──────── Data section ────────

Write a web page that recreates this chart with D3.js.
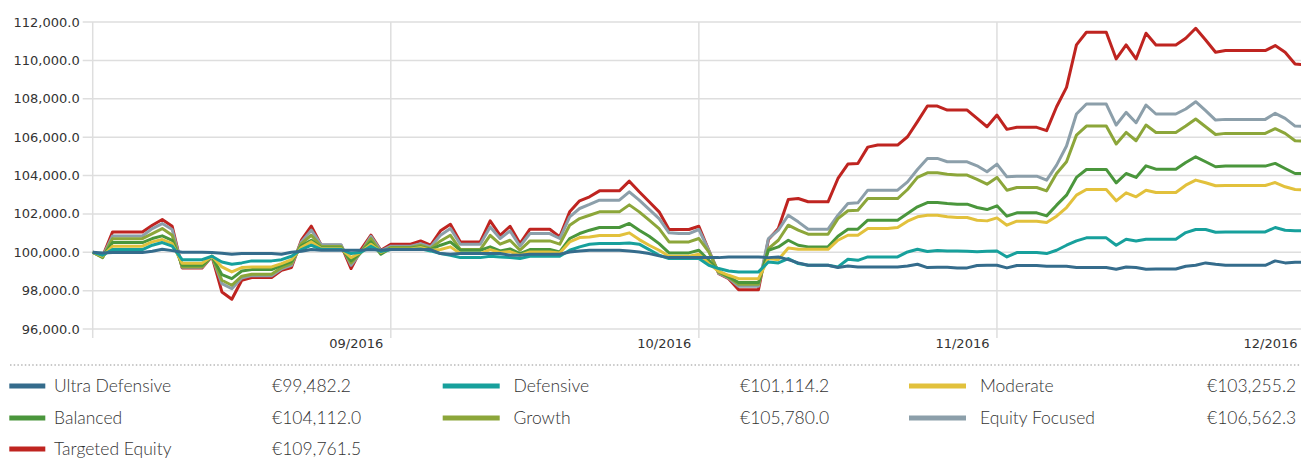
<!DOCTYPE html>
<html>
<head>
<meta charset="utf-8">
<script src="https://cdn.jsdelivr.net/npm/d3@7"></script>
<style>
  html, body { margin: 0; padding: 0; background: #fff; overflow: hidden; }
  .tick-label { font-family: "DejaVu Sans", Verdana, sans-serif; font-size: 13px; fill: #333; }
  .legend-text { font-family: Lato, "Open Sans", sans-serif; font-size: 17.5px; font-weight: 300; fill: #333; }
</style>
</head>
<body>
<div id="chart"></div>
<script>
// DATA
var seriesNames = ["Ultra Defensive", "Defensive", "Moderate", "Balanced", "Growth", "Equity Focused", "Targeted Equity"];
var seriesColors = ["#356c8c", "#17a09c", "#e2c13c", "#4a963c", "#8ca63a", "#8c9faa", "#bf2420"];
var finalLabels = ["€99,482.2", "€101,114.2", "€103,255.2", "€104,112.0", "€105,780.0", "€106,562.3", "€109,761.5"];

var tickLabels = ["09/2016", "10/2016", "11/2016", "12/2016"];
var tickIndex = [30, 61, 91, 122];
var yTicks = [96000, 98000, 100000, 102000, 104000, 106000, 108000, 110000, 112000];

var ultraDefensive = [
  100000, 99965, 99985, 99985, 99985, 99985, 100050, 100155, 100085, 100000,
  100000, 100000, 99985, 99950, 99900, 99930, 99930, 99930, 99930, 99900,
  100000, 100050, 100140, 100105, 100105, 100105, 100105, 100105, 100140, 100105,
  100140, 100140, 100140, 100140, 100140, 99930, 99895, 99930, 99930, 99930,
  99930, 99930, 99845, 99845, 99895, 99895, 99895, 99895, 100015, 100070,
  100105, 100105, 100105, 100105, 100070, 100015, 99930, 99810, 99720, 99720,
  99720, 99720, 99720, 99720, 99755, 99755, 99755, 99755, 99720, 99755,
  99615, 99445, 99320, 99320, 99320, 99200, 99285, 99235, 99235, 99235,
  99235, 99235, 99285, 99375, 99200, 99220, 99220, 99185, 99185, 99305,
  99320, 99320, 99185, 99305, 99305, 99305, 99270, 99270, 99270, 99200,
  99200, 99200, 99200, 99115, 99235, 99200, 99115, 99130, 99130, 99130,
  99270, 99320, 99445, 99375, 99320, 99320, 99320, 99320, 99320, 99550,
  99445, 99480, 99482.2
];
var defensive = [
  100000, 99845, 100140, 100140, 100140, 100140, 100365, 100505, 100315, 99615,
  99615, 99615, 99790, 99495, 99375, 99445, 99550, 99550, 99550, 99615,
  99790, 100140, 100365, 100155, 100155, 100155, 99930, 100000, 100315, 100035,
  100140, 100140, 100140, 100175, 100070, 99930, 99845, 99720, 99720, 99720,
  99790, 99755, 99720, 99670, 99790, 99790, 99790, 99790, 100105, 100280,
  100420, 100450, 100450, 100450, 100485, 100420, 100140, 99845, 99670, 99670,
  99670, 99670, 99320, 99150, 99025, 98975, 98975, 98975, 99495, 99445,
  99670, 99410, 99320, 99320, 99320, 99235, 99635, 99580, 99755, 99755,
  99755, 99755, 100015, 100155, 100040, 100090, 100060, 100060, 100050, 100020,
  100050, 100070, 99755, 99985, 99985, 99985, 99930, 100105, 100365, 100590,
  100750, 100750, 100750, 100365, 100680, 100590, 100680, 100680, 100680, 100680,
  101025, 101185, 101185, 101045, 101060, 101060, 101060, 101060, 101060, 101290,
  101150, 101115, 101114.2
];
var moderate = [
  100000, 99790, 100315, 100315, 100315, 100315, 100540, 100660, 100450, 99425,
  99425, 99425, 99790, 99235, 98975, 99200, 99235, 99235, 99235, 99410,
  99615, 100245, 100540, 100190, 100190, 100190, 99720, 100000, 100420, 100000,
  100175, 100175, 100175, 100245, 100105, 100140, 100280, 99930, 99930, 99930,
  100140, 99985, 100035, 99845, 100015, 100015, 100015, 99965, 100540, 100765,
  100800, 100870, 100870, 100870, 101010, 100660, 100365, 100105, 99790, 99790,
  99790, 99895, 99410, 99000, 98800, 98625, 98625, 98625, 99670, 99615,
  100225, 100155, 100155, 100155, 100155, 100625, 100885, 100885, 101235, 101235,
  101235, 101290, 101620, 101845, 101930, 101930, 101845, 101810, 101810, 101670,
  101635, 101790, 101410, 101620, 101620, 101620, 101550, 101880, 102330, 102975,
  103270, 103270, 103270, 102680, 103095, 102890, 103235, 103115, 103115, 103115,
  103495, 103760, 103620, 103465, 103480, 103480, 103480, 103480, 103480, 103635,
  103410, 103270, 103255.2
];
var balanced = [
  100000, 99750, 100505, 100505, 100505, 100505, 100715, 100855, 100625, 99320,
  99320, 99320, 99790, 98835, 98625, 99025, 99095, 99095, 99095, 99320,
  99515, 100330, 100625, 100225, 100225, 100225, 99550, 100000, 100540, 99895,
  100210, 100210, 100210, 100280, 100140, 100365, 100540, 100105, 100105, 100105,
  100280, 100070, 100175, 99930, 100140, 100140, 100140, 100015, 100715, 100975,
  101150, 101290, 101290, 101290, 101500, 101150, 100835, 100450, 99965, 99965,
  99965, 100105, 99580, 99000, 98720, 98420, 98420, 98420, 100105, 100280,
  100625, 100365, 100280, 100280, 100280, 100835, 101200, 101200, 101670, 101670,
  101670, 101670, 102020, 102365, 102590, 102590, 102540, 102505, 102505, 102330,
  102225, 102420, 101880, 102055, 102055, 102055, 101895, 102455, 102975, 103900,
  104315, 104315, 104315, 103620, 104105, 103900, 104505, 104330, 104330, 104330,
  104680, 104975, 104715, 104455, 104490, 104490, 104490, 104490, 104490, 104630,
  104365, 104105, 104112
];
var growth = [
  100000, 99720, 100710, 100710, 100710, 100710, 100975, 101235, 100885, 99250,
  99250, 99250, 99790, 98540, 98280, 98750, 98850, 98850, 98850, 99200,
  99410, 100450, 100885, 100295, 100295, 100295, 99445, 100000, 100715, 99965,
  100245, 100245, 100245, 100350, 100190, 100590, 100885, 100140, 100140, 100140,
  100885, 100420, 100625, 100105, 100590, 100590, 100590, 100420, 101410, 101755,
  101930, 102105, 102105, 102105, 102470, 102105, 101670, 101235, 100540, 100540,
  100540, 100715, 100020, 98950, 98700, 98330, 98330, 98330, 100190, 100625,
  101410, 101150, 100940, 100940, 100940, 101755, 102160, 102190, 102800, 102800,
  102800, 102800, 103270, 103900, 104140, 104140, 104070, 104020, 104020, 103795,
  103550, 103900, 103235, 103375, 103375, 103375, 103200, 104105, 104720, 106105,
  106575, 106575, 106575, 105640, 106245, 105810, 106630, 106245, 106245, 106245,
  106575, 106945, 106540, 106140, 106195, 106195, 106195, 106195, 106195, 106440,
  106195, 105810, 105780
];
var equityFocused = [
  100000, 99780, 100850, 100850, 100850, 100850, 101235, 101495, 101185, 99215,
  99215, 99215, 99790, 98365, 98105, 98660, 98780, 98780, 98780, 99130,
  99320, 100540, 101150, 100385, 100385, 100385, 99320, 100000, 100835, 100070,
  100315, 100315, 100315, 100450, 100280, 100885, 101235, 100420, 100420, 100420,
  101320, 100715, 101115, 100315, 100975, 100975, 100975, 100715, 101845, 102280,
  102490, 102715, 102715, 102715, 103150, 102715, 102230, 101755, 101010, 100975,
  100975, 101185, 100105, 98900, 98650, 98230, 98230, 98230, 100715, 101150,
  101930, 101585, 101200, 101200, 101200, 101930, 102540, 102575, 103235, 103235,
  103235, 103235, 103670, 104315, 104890, 104890, 104715, 104715, 104715, 104505,
  104195, 104595, 103930, 103965, 103965, 103965, 103760, 104540, 105535, 107205,
  107725, 107725, 107725, 106630, 107290, 106750, 107675, 107205, 107205, 107205,
  107465, 107845, 107380, 106890, 106925, 106925, 106925, 106925, 106925, 107240,
  106975, 106575, 106562.3
];
var targetedEquity = [
  100000, 99790, 101060, 101060, 101060, 101060, 101410, 101705, 101355, 99180,
  99180, 99180, 99790, 97930, 97550, 98540, 98680, 98680, 98680, 99060,
  99200, 100630, 101360, 100365, 100365, 100365, 99150, 100140, 100890, 100100,
  100420, 100420, 100420, 100590, 100365, 101115, 101460, 100540, 100540, 100540,
  101635, 100885, 101355, 100450, 101200, 101200, 101200, 100800, 102105, 102680,
  102890, 103200, 103200, 103200, 103705, 103150, 102630, 102105, 101185, 101185,
  101185, 101355, 100100, 98885, 98625, 98050, 98050, 98050, 100660, 101235,
  102750, 102800, 102630, 102630, 102630, 103845, 104595, 104630, 105480, 105585,
  105585, 105585, 106020, 106805, 107620, 107620, 107410, 107410, 107410, 106975,
  106540, 107150, 106405, 106510, 106510, 106510, 106335, 107585, 108595, 110805,
  111465, 111465, 111465, 110075, 110805, 110075, 111415, 110805, 110805, 110805,
  111155, 111675, 111065, 110425, 110510, 110510, 110510, 110510, 110510, 110770,
  110425, 109815, 109761.5
];

var allSeries = [ultraDefensive, defensive, moderate, balanced, growth, equityFocused, targetedEquity];

// LAYOUT
var width = 1301, height = 459;
var plotLeft = 92.7, plotTop = 22, plotBottom = 329, axisBottom = 338;

var svg = d3.select("#chart").append("svg")
    .attr("width", width)
    .attr("height", height)
    .style("display", "block");

var xScale = d3.scaleLinear().domain([0, 122]).range([plotLeft, 1305]);
var yScale = d3.scaleLinear().domain([96000, 112000]).range([plotBottom, plotTop]);

// horizontal gridlines + y labels
var yAxis = svg.append("g").attr("class", "y axis");
yAxis.selectAll("line")
    .data(yTicks)
  .enter().append("line")
    .attr("x1", plotLeft - 10)
    .attr("x2", width)
    .attr("y1", function(d) { return yScale(d); })
    .attr("y2", function(d) { return yScale(d); })
    .attr("stroke", "#dedede")
    .attr("stroke-width", 1.5);

yAxis.selectAll("text")
    .data(yTicks)
  .enter().append("text")
    .attr("class", "tick-label")
    .attr("x", plotLeft - 13)
    .attr("y", function(d) { return yScale(d); })
    .attr("dy", "0.35em")
    .attr("text-anchor", "end")
    .text(function(d) { return d3.format(",.1f")(d); });

// vertical axis line + month gridlines
svg.append("line")
    .attr("x1", plotLeft).attr("x2", plotLeft)
    .attr("y1", plotTop).attr("y2", axisBottom)
    .attr("stroke", "#dedede")
    .attr("stroke-width", 1.5);

var xAxis = svg.append("g").attr("class", "x axis");
xAxis.selectAll("line")
    .data(tickIndex)
  .enter().append("line")
    .attr("x1", function(d) { return xScale(d); })
    .attr("x2", function(d) { return xScale(d); })
    .attr("y1", plotTop)
    .attr("y2", axisBottom)
    .attr("stroke", "#dedede")
    .attr("stroke-width", 1.5);

xAxis.selectAll("text")
    .data(tickIndex)
  .enter().append("text")
    .attr("class", "tick-label")
    .attr("x", function(d) { return xScale(d) - 7.5; })
    .attr("y", 343)
    .attr("dy", "0.35em")
    .attr("text-anchor", "end")
    .text(function(d, i) { return tickLabels[i]; });

// lines - riskiest first so Ultra Defensive sits on top
var line = d3.line()
    .x(function(d, i) { return xScale(i); })
    .y(function(d) { return yScale(d); });

var order = [6, 5, 4, 3, 2, 1, 0];
svg.append("g").selectAll("path")
    .data(order)
  .enter().append("path")
    .attr("d", function(k) { return line(allSeries[k]); })
    .attr("fill", "none")
    .attr("stroke", function(k) { return seriesColors[k]; })
    .attr("stroke-width", 3)
    .attr("stroke-linejoin", "round");

// LEGEND
svg.append("line")
    .attr("x1", 10).attr("x2", width)
    .attr("y1", 365).attr("y2", 365)
    .attr("stroke", "#b8b8b8")
    .attr("stroke-width", 1.5)
    .attr("stroke-dasharray", "1.5,2.2");

var colSwatchX = [9.3, 442.7, 909];
var colSwatchW = [36, 57, 57];
var colTextX = [54, 513.5, 980];
var colValueX = [272, 740, 1207];
var rowY = [386, 418, 449];

var legend = svg.append("g").selectAll(".legend")
    .data(seriesNames)
  .enter().append("g")
    .attr("class", "legend")
    .attr("transform", function(d, i) { return "translate(0," + rowY[Math.floor(i / 3)] + ")"; });

legend.append("rect")
    .attr("x", function(d, i) { return colSwatchX[i % 3]; })
    .attr("y", -2.5)
    .attr("width", function(d, i) { return colSwatchW[i % 3]; })
    .attr("height", 5)
    .attr("fill", function(d, i) { return seriesColors[i]; });

legend.append("text")
    .attr("class", "legend-text")
    .attr("x", function(d, i) { return colTextX[i % 3]; })
    .attr("dy", "0.33em")
    .text(function(d) { return d; });

legend.append("text")
    .attr("class", "legend-text")
    .attr("x", function(d, i) { return colValueX[i % 3]; })
    .attr("dy", "0.33em")
    .text(function(d, i) { return finalLabels[i]; });
</script>
</body>
</html>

────────

> _Written problem_
Give again exactly the lines running from the beginning of the material above through the line that contains "108000, 110000, 112000];", and leave out every picture.

> _Task solution_
Write a web page that recreates this chart with D3.js.
<!DOCTYPE html>
<html>
<head>
<meta charset="utf-8">
<script src="https://cdn.jsdelivr.net/npm/d3@7"></script>
<style>
  html, body { margin: 0; padding: 0; background: #fff; overflow: hidden; }
  .tick-label { font-family: "DejaVu Sans", Verdana, sans-serif; font-size: 13px; fill: #333; }
  .legend-text { font-family: Lato, "Open Sans", sans-serif; font-size: 17.5px; font-weight: 300; fill: #333; }
</style>
</head>
<body>
<div id="chart"></div>
<script>
// DATA
var seriesNames = ["Ultra Defensive", "Defensive", "Moderate", "Balanced", "Growth", "Equity Focused", "Targeted Equity"];
var seriesColors = ["#356c8c", "#17a09c", "#e2c13c", "#4a963c", "#8ca63a", "#8c9faa", "#bf2420"];
var finalLabels = ["€99,482.2", "€101,114.2", "€103,255.2", "€104,112.0", "€105,780.0", "€106,562.3", "€109,761.5"];

var tickLabels = ["09/2016", "10/2016", "11/2016", "12/2016"];
var tickIndex = [30, 61, 91, 122];
var yTicks = [96000, 98000, 100000, 102000, 104000, 106000, 108000, 110000, 112000];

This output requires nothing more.